# start of Information provided

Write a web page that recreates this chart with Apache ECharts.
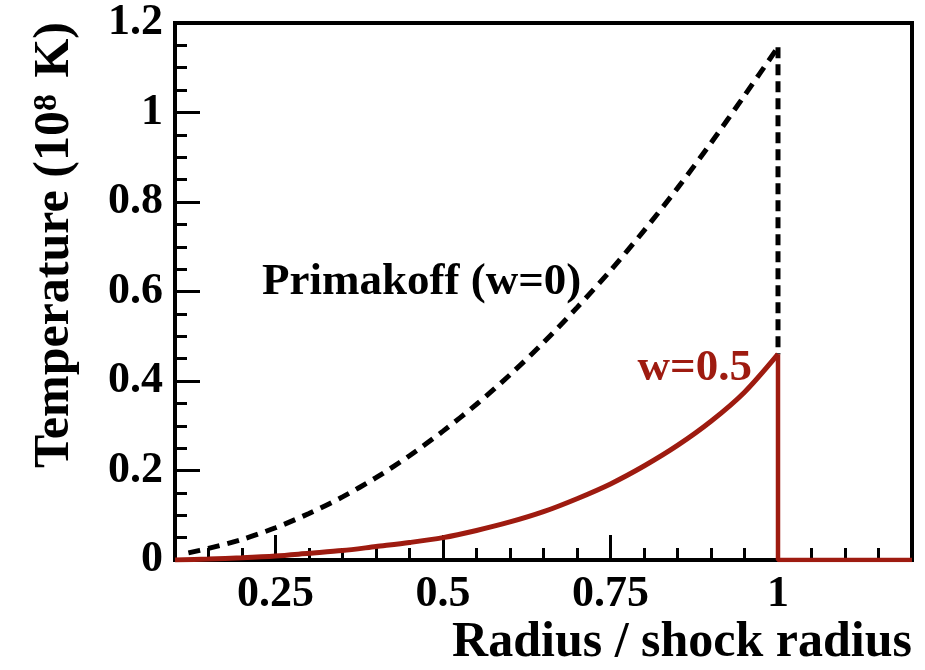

# end of Information provided
# start of Information provided

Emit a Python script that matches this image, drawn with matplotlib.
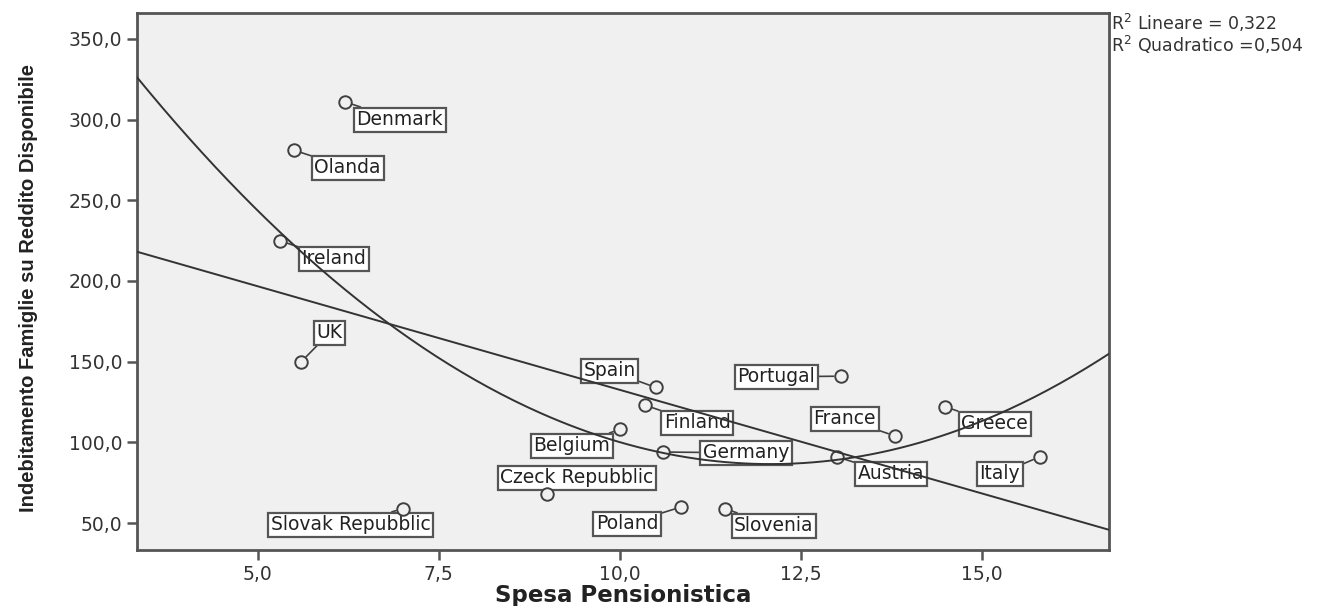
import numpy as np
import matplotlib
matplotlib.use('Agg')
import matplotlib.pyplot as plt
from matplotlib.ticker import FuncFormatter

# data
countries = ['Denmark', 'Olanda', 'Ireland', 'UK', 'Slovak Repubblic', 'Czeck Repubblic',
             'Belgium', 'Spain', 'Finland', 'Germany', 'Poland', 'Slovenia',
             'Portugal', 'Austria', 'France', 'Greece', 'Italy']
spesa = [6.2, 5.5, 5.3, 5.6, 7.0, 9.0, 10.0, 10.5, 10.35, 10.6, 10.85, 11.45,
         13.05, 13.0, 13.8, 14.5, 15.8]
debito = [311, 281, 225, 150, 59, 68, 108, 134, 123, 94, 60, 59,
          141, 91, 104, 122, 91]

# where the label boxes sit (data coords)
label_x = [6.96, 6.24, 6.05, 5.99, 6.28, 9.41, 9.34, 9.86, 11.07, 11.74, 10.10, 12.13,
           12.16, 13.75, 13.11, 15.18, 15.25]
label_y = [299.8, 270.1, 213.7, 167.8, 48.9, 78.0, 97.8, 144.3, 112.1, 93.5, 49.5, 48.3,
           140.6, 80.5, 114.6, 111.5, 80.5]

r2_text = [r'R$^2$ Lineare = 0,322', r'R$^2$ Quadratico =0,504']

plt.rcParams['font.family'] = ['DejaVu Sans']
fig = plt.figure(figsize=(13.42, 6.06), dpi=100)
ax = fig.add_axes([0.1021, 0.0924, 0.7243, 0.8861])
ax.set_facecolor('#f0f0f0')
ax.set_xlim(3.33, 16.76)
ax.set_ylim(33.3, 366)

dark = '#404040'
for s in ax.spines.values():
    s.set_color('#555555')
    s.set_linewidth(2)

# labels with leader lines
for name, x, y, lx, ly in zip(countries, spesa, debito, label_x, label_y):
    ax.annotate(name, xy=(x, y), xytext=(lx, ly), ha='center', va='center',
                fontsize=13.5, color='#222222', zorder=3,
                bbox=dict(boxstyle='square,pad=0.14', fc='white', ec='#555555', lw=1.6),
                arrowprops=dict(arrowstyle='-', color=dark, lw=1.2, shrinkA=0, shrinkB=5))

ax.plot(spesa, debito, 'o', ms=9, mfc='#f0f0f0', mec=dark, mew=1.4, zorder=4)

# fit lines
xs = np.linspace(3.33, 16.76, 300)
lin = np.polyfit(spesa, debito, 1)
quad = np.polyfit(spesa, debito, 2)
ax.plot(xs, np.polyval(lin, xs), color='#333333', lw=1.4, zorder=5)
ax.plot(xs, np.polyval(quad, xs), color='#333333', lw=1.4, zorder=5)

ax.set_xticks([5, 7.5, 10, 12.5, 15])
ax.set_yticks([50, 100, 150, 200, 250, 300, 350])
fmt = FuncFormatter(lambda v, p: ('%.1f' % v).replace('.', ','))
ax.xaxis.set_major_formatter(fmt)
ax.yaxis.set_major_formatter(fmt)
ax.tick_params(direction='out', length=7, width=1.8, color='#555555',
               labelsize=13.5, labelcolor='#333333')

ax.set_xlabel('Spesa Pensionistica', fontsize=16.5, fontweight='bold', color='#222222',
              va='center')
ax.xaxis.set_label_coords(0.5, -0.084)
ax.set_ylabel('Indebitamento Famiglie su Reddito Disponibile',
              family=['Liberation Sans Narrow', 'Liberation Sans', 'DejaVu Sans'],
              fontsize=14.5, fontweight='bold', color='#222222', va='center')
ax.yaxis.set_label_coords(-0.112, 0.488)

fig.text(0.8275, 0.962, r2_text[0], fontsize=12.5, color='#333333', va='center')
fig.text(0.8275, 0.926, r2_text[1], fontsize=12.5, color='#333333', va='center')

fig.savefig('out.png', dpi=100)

# end of Information provided

Problem requirements
Write out the lines running from the one that contains "Emit a Python" through the one that contains "s.set_linewidth(2)", ends included, and nothing else. Pictures stay out of the copy.

Reply
Emit a Python script that matches this image, drawn with matplotlib.
import numpy as np
import matplotlib
matplotlib.use('Agg')
import matplotlib.pyplot as plt
from matplotlib.ticker import FuncFormatter

# data
countries = ['Denmark', 'Olanda', 'Ireland', 'UK', 'Slovak Repubblic', 'Czeck Repubblic',
             'Belgium', 'Spain', 'Finland', 'Germany', 'Poland', 'Slovenia',
             'Portugal', 'Austria', 'France', 'Greece', 'Italy']
spesa = [6.2, 5.5, 5.3, 5.6, 7.0, 9.0, 10.0, 10.5, 10.35, 10.6, 10.85, 11.45,
         13.05, 13.0, 13.8, 14.5, 15.8]
debito = [311, 281, 225, 150, 59, 68, 108, 134, 123, 94, 60, 59,
          141, 91, 104, 122, 91]

# where the label boxes sit (data coords)
label_x = [6.96, 6.24, 6.05, 5.99, 6.28, 9.41, 9.34, 9.86, 11.07, 11.74, 10.10, 12.13,
           12.16, 13.75, 13.11, 15.18, 15.25]
label_y = [299.8, 270.1, 213.7, 167.8, 48.9, 78.0, 97.8, 144.3, 112.1, 93.5, 49.5, 48.3,
           140.6, 80.5, 114.6, 111.5, 80.5]

r2_text = [r'R$^2$ Lineare = 0,322', r'R$^2$ Quadratico =0,504']

plt.rcParams['font.family'] = ['DejaVu Sans']
fig = plt.figure(figsize=(13.42, 6.06), dpi=100)
ax = fig.add_axes([0.1021, 0.0924, 0.7243, 0.8861])
ax.set_facecolor('#f0f0f0')
ax.set_xlim(3.33, 16.76)
ax.set_ylim(33.3, 366)

dark = '#404040'
for s in ax.spines.values():
    s.set_color('#555555')
    s.set_linewidth(2)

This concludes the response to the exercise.